Eighty-five people were killed in the AMIA suicide bombing. As cardinal in Buenos Aires, Pope Francis led a charge on the 11th anniversary of the attack to discover and bring the attackers to justice. The following year, in 2006, prosecutors accused Iran and Hezbollah of being behind the bombing.
Two candidates running in Iran’s presidential election this year, Mohsen Rezai and Ali Akbar Velayati, stand accused of planning the bombing. Rezai, currently Iran’s secretary of the Expediency Council, is wanted by Interpol in the case.
“This report shows clearly that the 1994 AMIA bombing was not an isolated event, but rather that it was part of a larger and still ongoing scheme by the Iranian regime and its proxies to expand their influence in the Western Hemisphere and threaten U.S. security interests in the region,” Rep. Ileana Ros-Lehtinen (R-Fla.) said today of the indictment.
“This indictment reaffirms the fact that Iran’s dual use of diplomatic and cultural offices is utilized to deepen its infiltration into the Hemisphere,” she added. “In particular, the indictment implicates the fugitive Mohsen Rabbani, the mastermind behind the AMIA bombing, as the primary coordinator of Iran’s nefarious activities in the region.”
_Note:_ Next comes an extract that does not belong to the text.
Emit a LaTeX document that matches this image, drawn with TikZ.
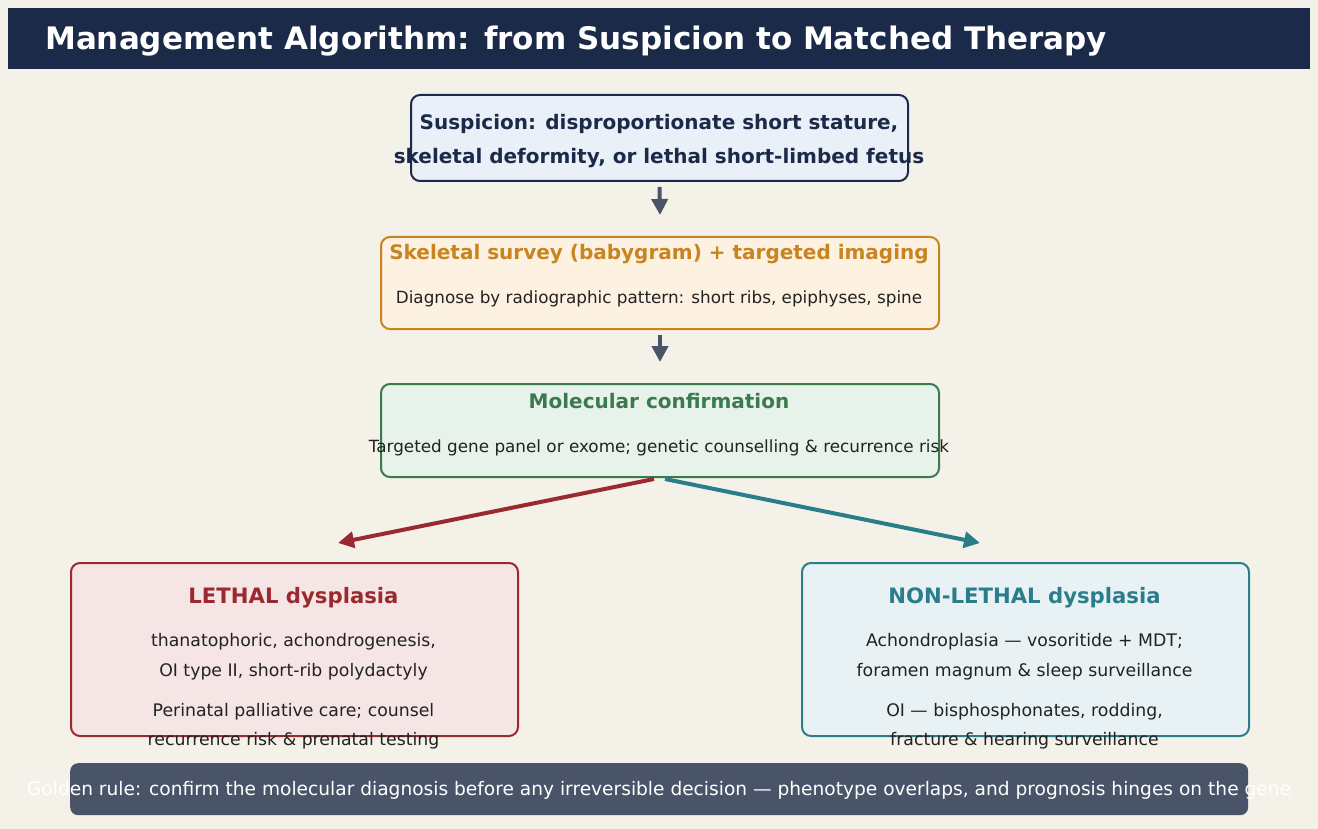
\documentclass[tikz,border=0pt]{standalone}
\usepackage{fontspec}
\setmainfont{DejaVu Sans}
\usetikzlibrary{arrows.meta}
\definecolor{bgc}{HTML}{F4F1E8}
\definecolor{navy}{HTML}{1C2A4A}
\definecolor{fillA}{HTML}{EAF0F7}
\definecolor{orng}{HTML}{C8841F}
\definecolor{fillB}{HTML}{FDF1E2}
\definecolor{grn}{HTML}{3A7A4E}
\definecolor{fillC}{HTML}{E7F2EA}
\definecolor{redc}{HTML}{9B2A30}
\definecolor{fillD}{HTML}{F6E5E5}
\definecolor{teal}{HTML}{2A7E8A}
\definecolor{fillE}{HTML}{E8F1F3}
\definecolor{grayc}{HTML}{4A5468}
\definecolor{txt}{HTML}{222222}
\tikzset{
  boxbase/.style={rounded corners=9pt, line width=2pt, inner sep=0pt, anchor=north west},
  lbl/.style={inner sep=0pt, anchor=base},
  flowarrow/.style={line width=4pt, -{Triangle[length=16pt,width=16pt]}},
  ttl/.style={lbl, font=\bfseries\fontsize{20}{22}\selectfont},
  body/.style={lbl, text=txt, font=\fontsize{16.8}{20}\selectfont},
  bigttl/.style={lbl, font=\bfseries\fontsize{21.2}{24}\selectfont},
  bodyL/.style={lbl, text=txt, font=\fontsize{17.3}{20}\selectfont},
}
\begin{document}
\begin{tikzpicture}[x=1pt,y=-1pt]
\path[fill=bgc, use as bounding box] (0,0) rectangle (1318,829);
% title bar
\node[fill=navy, inner sep=0pt, anchor=north west, minimum width=1302pt, minimum height=61pt] (bar) at (8,8) {};
\node[lbl, anchor=base west, text=white, font=\bfseries\fontsize{31}{34}\selectfont] (title) at (45,49.5) {Management Algorithm: from Suspicion to Matched Therapy};
% boxes
\node[boxbase, draw=navy, fill=fillA, minimum width=497pt, minimum height=86pt] (susp) at (410,94) {};
\node[boxbase, draw=orng, fill=fillB, minimum width=558pt, minimum height=92pt] (survey) at (380,236) {};
\node[boxbase, draw=grn, fill=fillC, minimum width=558pt, minimum height=93pt] (molec) at (380,383) {};
\node[boxbase, draw=redc, fill=fillD, minimum width=447pt, minimum height=173pt] (lethal) at (70,562) {};
\node[boxbase, draw=teal, fill=fillE, minimum width=447pt, minimum height=173pt] (nonlethal) at (801,562) {};
\node[fill=grayc, rounded corners=8pt, inner sep=0pt, anchor=north west, minimum width=1178pt, minimum height=52pt] (golden) at (70,763) {};
% texts
\node[ttl, text=navy] (s1) at (659,130) {Suspicion: disproportionate short stature,};
\node[ttl, text=navy] (s2) at (659,164) {skeletal deformity, or lethal short-limbed fetus};
\node[ttl, text=orng] (v1) at (659,260) {Skeletal survey (babygram) + targeted imaging};
\node[body] (v2) at (659,304) {Diagnose by radiographic pattern: short ribs, epiphyses, spine};
\node[ttl, text=grn] (m1) at (659,408) {Molecular confirmation};
\node[body] (m2) at (659,452) {Targeted gene panel or exome; genetic counselling \& recurrence risk};
\node[bigttl, text=redc] (l0) at (293.5,603) {LETHAL dysplasia};
\node[bodyL] (l1) at (293.5,646.5) {thanatophoric, achondrogenesis,};
\node[bodyL] (l2) at (293.5,676.5) {OI type II, short-rib polydactyly};
\node[bodyL] (l3) at (293.5,716.5) {Perinatal palliative care; counsel};
\node[bodyL] (l4) at (293.5,745.5) {recurrence risk \& prenatal testing};
\node[bigttl, text=teal] (n0) at (1024.5,603) {NON-LETHAL dysplasia};
\node[bodyL] (n1) at (1024.5,646.5) {Achondroplasia — vosoritide + MDT;};
\node[bodyL] (n2) at (1024.5,676.5) {foramen magnum \& sleep surveillance};
\node[bodyL] (n3) at (1024.5,716.5) {OI — bisphosphonates, rodding,};
\node[bodyL] (n4) at (1024.5,745.5) {fracture \& hearing surveillance};
\node[lbl, text=white, font=\fontsize{18.6}{22}\selectfont] (g1) at (659,795.5) {Golden rule: confirm the molecular diagnosis before any irreversible decision — phenotype overlaps, and prognosis hinges on the gene};
% arrows
\draw[flowarrow, grayc] ([yshift=-5pt]susp.south) -- ([yshift=21pt]survey.north);
\draw[flowarrow, grayc] ([yshift=-5pt]survey.south) -- ([yshift=21pt]molec.north);
\coordinate (lt) at (338,543);
\coordinate (nt) at (980,543);
\draw[flowarrow, redc] ([xshift=-6pt,yshift=-1pt]molec.south) -- (lt);
\draw[flowarrow, teal] ([xshift=5pt,yshift=-1pt]molec.south) -- (nt);
\end{tikzpicture}
\end{document}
The indictment notes as another example of Iran’s reach the 2010 conviction of two Guyanese men for conspiring to carry out a terrorist attack on JFK airport in New York.
“These are sleeper cells. They have activities you wouldn’t imagine,” Nisman said when he unveiled his indictment, backed up by a massive file of evidence. “Sometimes they die having never received the order to attack.”
Ros-Lehtinen, chairwoman of the House Foreign Affairs Middle East and North Africa Subcommittee, invited Nisman to come to Washington “to educate Congress and this administration on the real threats that Iran and its proxies pose to the U.S. and our hemisphere.”
“I urge this administration and all responsible nations in the region to dedicate their law enforcement and counterterrorism efforts to rooting out this grave threat once and for all,” she added.